Un enemigo que sí hace prisioneros

El riesgo es el movimiento. Inermes. Quietos. Confinados. Condenados a prisión voluntaria en el hogar que ahora es cárcel

Una de las máximas expresiones de la barbarie en las guerras solía visualizarse cuando trascendía que el enemigo no haría prisioneros en la contienda. Narra la historia que Roma, antes de comprobar que los rehenes podían suponer unos suculentos beneficios económicos si se vendían como esclavos, presumían durante sus campañas militares de su costumbre de ajusticiar a los soldados contrarios que caían en su mano. Supongo que la falta de piedad de sus ejércitos infundía más terror al adversario. Pero tampoco le daban mucha alternativa que combatir con ferocidad. El precio de la vida cotizaba por el mismo valor en la bolsa, tanto si se rendían como si eran abatidos en el campos de batalla.

Lejos de aquel imperio, en pleno siglo XXI, la capital italiana es ahora el símbolo europeo de una población reclusa por voluntad propia. Porque ante este enemigo solo visible a los ojos de los microscopios, Italia, como España, ha resuelto que la única posibilidad de derrotarle es convertirse en su prisionero por tiempo indefinido. Y permitirle que mientras vaya diezmando a placer a sus habitantes hasta que el patógeno muera porque no pueda colonizar su presa siguiente. Para ello, el hombre ha decidido romper la cadena social que le une como especie y apostar como defensa por el aislamiento. La ley que ha impuesto el virus convierte a cualquier integrante del género humano en potencial sospechoso de contagiar al vecino. Aunque más bien es al contrario. Mientras no surgen los primeros síntomas, en realidad lo que tememos es que cualquiera nos pueda infectar. Y ese miedo no discrimina entre amigos o desconocidos. Ni siquiera entre los integrantes del eslabón de unidad más fuerte, como es la familia. El recelo está más que presente.

El riesgo es el movimiento. Inermes. Quietos. Confinados. Recluidos. Internos. Condenados a una pena de prisión voluntaria. La conversión del hogar en cárcel, con la única ventana de escape que permite la posibilidad de cada uno del gasto al por mayor que pueda asumir en el consumo de datos de los móviles.

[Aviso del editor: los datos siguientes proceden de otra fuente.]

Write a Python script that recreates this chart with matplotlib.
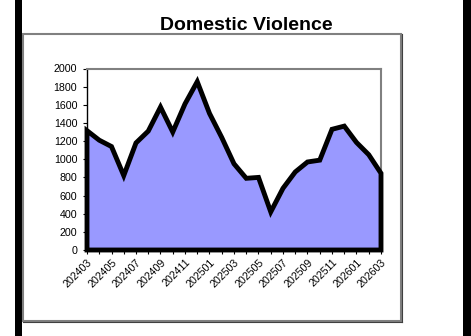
import matplotlib
matplotlib.use("Agg")
import matplotlib.pyplot as plt
from matplotlib.patches import Rectangle
from matplotlib.lines import Line2D
import numpy as np

plt.rcParams["font.family"] = ["Liberation Sans", "DejaVu Sans"]

months = ["202403", "202404", "202405", "202406", "202407", "202408", "202409",
          "202410", "202411", "202412", "202501", "202502", "202503", "202504",
          "202505", "202506", "202507", "202508", "202509", "202510", "202511",
          "202512", "202601", "202602", "202603"]
counts = [1315, 1210, 1140, 820, 1180, 1310, 1575, 1300, 1610, 1855, 1505, 1240,
          950, 790, 800, 420, 680, 860, 970, 990, 1330, 1365, 1185, 1050, 845]

W, H = 471, 336
fig = plt.figure(figsize=(W / 100, H / 100), dpi=100)

# side black bars and chart frame
fig.patches.append(Rectangle((15 / W, 0), 7 / W, 1, transform=fig.transFigure,
                             facecolor="black", edgecolor="none"))
fig.patches.append(Rectangle((463 / W, 0), 8 / W, 1, transform=fig.transFigure,
                             facecolor="black", edgecolor="none"))
fig.patches.append(Rectangle((23 / W, 1 - 321 / H), 378 / W, 287 / H,
                             transform=fig.transFigure, facecolor="none",
                             edgecolor="#808080", lw=1.5))
fig.lines.append(Line2D([401.5 / W, 401.5 / W], [1 - 321.5 / H, 1 - 34 / H],
                        transform=fig.transFigure, color="#404040", lw=0.8))
fig.lines.append(Line2D([23 / W, 401.5 / W], [1 - 321.5 / H, 1 - 321.5 / H],
                        transform=fig.transFigure, color="#404040", lw=0.8))

fig.text(246 / W, 1 - 30 / H, "Domestic Violence", ha="center", va="baseline",
         fontsize=14, fontweight="bold")

ax = fig.add_axes([87 / W, 1 - 250 / H, 294 / W, 181.5 / H])
x = np.arange(len(months))
y = np.array(counts)
ax.fill(np.r_[x, x[-1], x[0]], np.r_[y, 0, 0], facecolor="#9999FF",
        edgecolor="black", lw=3.5, joinstyle="miter", clip_on=False, zorder=3)

ax.set_xlim(0, len(months) - 1)
ax.set_ylim(0, 2000)
ax.set_yticks(np.arange(0, 2001, 200))
ax.set_xticks(x)
ax.set_xticklabels([m if i % 2 == 0 else "" for i, m in enumerate(months)],
                   rotation=45, ha="right", rotation_mode="anchor")
ax.tick_params(axis="both", direction="out", length=3, width=0.8, labelsize=7.7,
               pad=2)
ax.tick_params(axis="y", pad=4)
for s in ["top", "right"]:
    ax.spines[s].set_color("#808080")
    ax.spines[s].set_linewidth(1.5)
for s in ["left", "bottom"]:
    ax.spines[s].set_color("black")
    ax.spines[s].set_linewidth(1)

fig.savefig("out.png", dpi=100)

Es posible que el coronavirus nos haya despertado de la pesadilla o, más bien, que nos haya devuelto a un pasado que habíamos amortizado. En los últimos años hemos visto evolucionar a la sociedad hacia comportamientos que premiaban los espacios virtuales más que los reales. Fácil observar a grupos de amigos e incluso parejas reunirse en la calle para interactuar, no con los presentes sino con los distantes. Como si la cercanía fuese un engorro que dificulta la comunicación entre las personas. Desde ese punto de vista, hace tiempo que la tecnología ya nos tenía presos. Quizá ahora empecemos a liberarnos.